Miss Gollop supposed that she read her patient's heart.
"'Tis your own soul you must seek to save, Mr. Baskerville. None can save our souls but ourselves. And as for time, thanks to the rivers of blood Christ shed, there's always time for a dip in 'em. You're well thought on. But that's nought. 'Tis the bird's-eye view the Almighty takes that will decide. And our conscience tells us what that view's like to be. 'Tis a good sign you be shaken about it. The best sort generally are. I've seen an evil liver go to his doom like a babby dropping asleep off its mother's nipple; and I've seen a pious saint, such as my own father was, get into a terrible tear at the finish, as if he seed all the devils in hell hotting up against his coming."

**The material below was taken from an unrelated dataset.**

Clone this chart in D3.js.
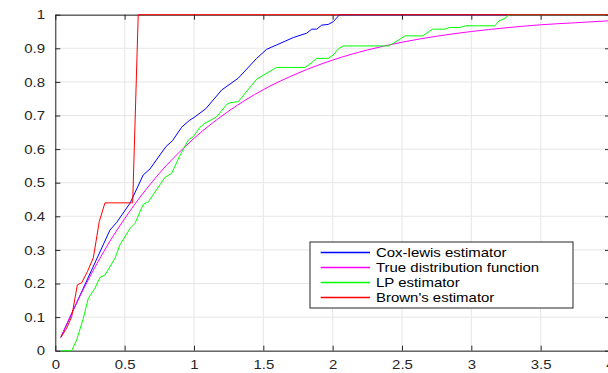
<!DOCTYPE html>
<html>
<head>
<meta charset="utf-8">
<script src="https://cdn.jsdelivr.net/npm/d3@7"></script>
<style>
  html, body { margin: 0; padding: 0; background: #fff; }
  svg { display: block; }
  text { font-family: "Liberation Sans", Arial, sans-serif; }
</style>
</head>
<body>
<svg id="chart" width="608" height="373"></svg>
<script>
// ---- data ----
const xTicks = [0, 0.5, 1, 1.5, 2, 2.5, 3, 3.5, 4];
const xTickLabels = ["0", "0.5", "1", "1.5", "2", "2.5", "3", "3.5", "4"];
const yTicks = [0, 0.1, 0.2, 0.3, 0.4, 0.5, 0.6, 0.7, 0.8, 0.9, 1];
const yTickLabels = ["0", "0.1", "0.2", "0.3", "0.4", "0.5", "0.6", "0.7", "0.8", "0.9", "1"];

const seriesNames = ["Cox-lewis estimator", "True distribution function", "LP estimator", "Brown's estimator"];
const seriesColors = ["#0000ff", "#ff00ff", "#00ff00", "#ff0000"];

const coxX = [0.04, 0.262, 0.394, 0.443, 0.539, 0.634, 0.683, 0.797, 0.845, 0.911, 0.966, 1.0, 1.085, 1.2, 1.319, 1.452, 1.524, 1.596, 1.716, 1.813, 1.849, 1.885, 1.921, 1.968, 2.004, 2.05, 4];
const coxY = [0.04, 0.240, 0.359, 0.382, 0.439, 0.523, 0.541, 0.607, 0.625, 0.665, 0.685, 0.694, 0.720, 0.776, 0.811, 0.870, 0.897, 0.910, 0.932, 0.945, 0.957, 0.957, 0.969, 0.971, 0.979, 1.0, 1.0];

const trueX = [0.04, 0.1, 0.2, 0.3, 0.4, 0.5, 0.6, 0.7, 0.8, 0.9, 1.0, 1.25, 1.5, 1.75, 2.0, 2.25, 2.5, 2.75, 3.0, 3.25, 3.5, 3.75, 4.0];
const trueY = [0.039, 0.095, 0.181, 0.259, 0.330, 0.393, 0.451, 0.503, 0.551, 0.593, 0.632, 0.713, 0.777, 0.826, 0.865, 0.895, 0.918, 0.936, 0.950, 0.961, 0.970, 0.976, 0.982];

const lpX = [0.04, 0.118, 0.154, 0.202, 0.238, 0.286, 0.322, 0.358, 0.43, 0.466, 0.539, 0.575, 0.634, 0.671, 0.791, 0.839, 0.894, 0.959, 0.995, 1.043, 1.079, 1.164, 1.236, 1.26, 1.319, 1.452, 1.5, 1.596, 1.8, 1.836, 1.885, 1.968, 2.004, 2.04, 2.076, 2.401, 2.437, 2.485, 2.521, 2.649, 2.721, 2.81, 2.841, 2.918, 2.961, 3.17, 3.201, 3.242, 3.273, 4];
const lpY = [0, 0, 0.032, 0.096, 0.156, 0.186, 0.218, 0.225, 0.275, 0.315, 0.364, 0.379, 0.436, 0.443, 0.516, 0.528, 0.577, 0.627, 0.637, 0.665, 0.677, 0.696, 0.733, 0.738, 0.741, 0.808, 0.820, 0.843, 0.843, 0.853, 0.870, 0.870, 0.880, 0.898, 0.907, 0.907, 0.915, 0.927, 0.937, 0.937, 0.957, 0.957, 0.962, 0.962, 0.967, 0.967, 0.982, 0.989, 1.0, 1.0];

const brownX = [0.04, 0.082, 0.118, 0.159, 0.19, 0.231, 0.274, 0.317, 0.358, 0.558, 0.598, 4];
const brownY = [0.04, 0.067, 0.101, 0.196, 0.202, 0.235, 0.276, 0.384, 0.44, 0.44, 1.0, 1.0];

// ---- layout ----
const svg = d3.select("#chart");
const padL = 55.3, padR = 610, padT = 14.7, padB = 350.7;
const x = d3.scaleLinear().domain([0, 4]).range([padL, padR]);
const y = d3.scaleLinear().domain([0, 1]).range([padB, padT]);
const axisColor = "#262626";
const gridColor = "#e6e6e6";
const textStretch = 1.15;

// grid
const grid = svg.append("g");
grid.selectAll("line.vx").data(xTicks).join("line")
  .attr("x1", d => x(d)).attr("x2", d => x(d))
  .attr("y1", padT).attr("y2", padB)
  .attr("stroke", gridColor).attr("stroke-width", 1);
grid.selectAll("line.hy").data(yTicks).join("line")
  .attr("x1", padL).attr("x2", padR)
  .attr("y1", d => y(d)).attr("y2", d => y(d))
  .attr("stroke", gridColor).attr("stroke-width", 1);

// axes
function styleAxis(g) {
  g.select(".domain").attr("stroke", axisColor);
  g.selectAll(".tick line").attr("stroke", axisColor);
  g.selectAll(".tick text").attr("fill", axisColor).style("font-size", "13px")
    .style("font-family", "'Liberation Sans', Arial, sans-serif");
}
const xFmt = (d, i) => xTickLabels[i];
const yFmt = (d, i) => yTickLabels[i];

svg.append("g").attr("transform", `translate(0,${padB})`)
  .call(d3.axisBottom(x).tickValues(xTicks).tickFormat(xFmt).tickSize(-5).tickSizeOuter(0).tickPadding(9.5))
  .call(styleAxis);
svg.append("g").attr("transform", `translate(0,${padT})`)
  .call(d3.axisTop(x).tickValues(xTicks).tickFormat("").tickSize(-5).tickSizeOuter(0))
  .call(styleAxis);
svg.append("g").attr("transform", `translate(${padL},0)`)
  .call(d3.axisLeft(y).tickValues(yTicks).tickFormat(yFmt).tickSize(-5).tickSizeOuter(0).tickPadding(10.3))
  .call(styleAxis);
svg.append("g").attr("transform", `translate(${padR},0)`)
  .call(d3.axisRight(y).tickValues(yTicks).tickFormat("").tickSize(-5).tickSizeOuter(0))
  .call(styleAxis);

// lines
const seriesX = [coxX, trueX, lpX, brownX];
const seriesY = [coxY, trueY, lpY, brownY];
const curves = [d3.curveLinear, d3.curveMonotoneX, d3.curveLinear, d3.curveLinear];
seriesX.forEach((xs, s) => {
  const pts = xs.map((v, i) => [v, seriesY[s][i]]);
  const line = d3.line().x(d => x(d[0])).y(d => y(d[1])).curve(curves[s]);
  svg.append("path").datum(pts)
    .attr("d", line)
    .attr("fill", "none")
    .attr("stroke", seriesColors[s])
    .attr("stroke-width", 1);
});

// legend
const lg = svg.append("g").attr("transform", "translate(310,242)");
lg.append("rect").attr("x", 0).attr("y", 0).attr("width", 263).attr("height", 66)
  .attr("fill", "#fff").attr("stroke", axisColor).attr("stroke-width", 1);
seriesNames.forEach((name, i) => {
  const yy = 10.5 + i * 15;
  lg.append("line").attr("x1", 10.7).attr("x2", 60).attr("y1", yy).attr("y2", yy)
    .attr("stroke", seriesColors[i]).attr("stroke-width", 1.3);
  lg.append("text").attr("x", 66).attr("y", yy).attr("dy", "0.35em")
    .attr("fill", "#000").style("font-size", "13px").text(name);
});

// the reference's lettering is horizontally wider than Liberation Sans
svg.selectAll("text").each(function () {
  const w = this.getComputedTextLength();
  if (w > 0) {
    d3.select(this).attr("textLength", w * textStretch).attr("lengthAdjust", "spacingAndGlyphs");
  }
});
</script>
</body>
</html>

She ministered to the sick man, then sat down and droned on again. But he was not listening; his strength had nearly gone, his gaiety had vanished for ever. Not a smile was left. The next world at this juncture looked inexpressibly vain and futile. He cared not a straw about it. He was only concerned with his present environment and the significance of passing from it at this juncture.
"Run out—all run out!" he whispered to himself.
Would there be no final parenthesis of strength to deal with the manifold matters now tumbling to chaos? Was the end so near? He brushed aside lesser things and began to think of the one paramount obligation.
"Why don't she come? Why don't she come?" he whispered; but Miss Gollop did not hear him.
This was a sort of moment when she felt the call of her faith mighty upon her. She had often inopportunely striven to drag a dying's man's mind away from earth to the spectacle of heaven and the immense difficulty of winning it.
"How many houses have you got, Mr. Baskerville?" she asked abruptly; and in a mechanical fashion he heard and answered her.
"Six—two here and four at Bickleigh; at least, they can't be called mine, I'm afraid, they're all——"
"And you'd give the lot for one little corner in a heavenly mansion—wouldn't you, Mr. Baskerville?"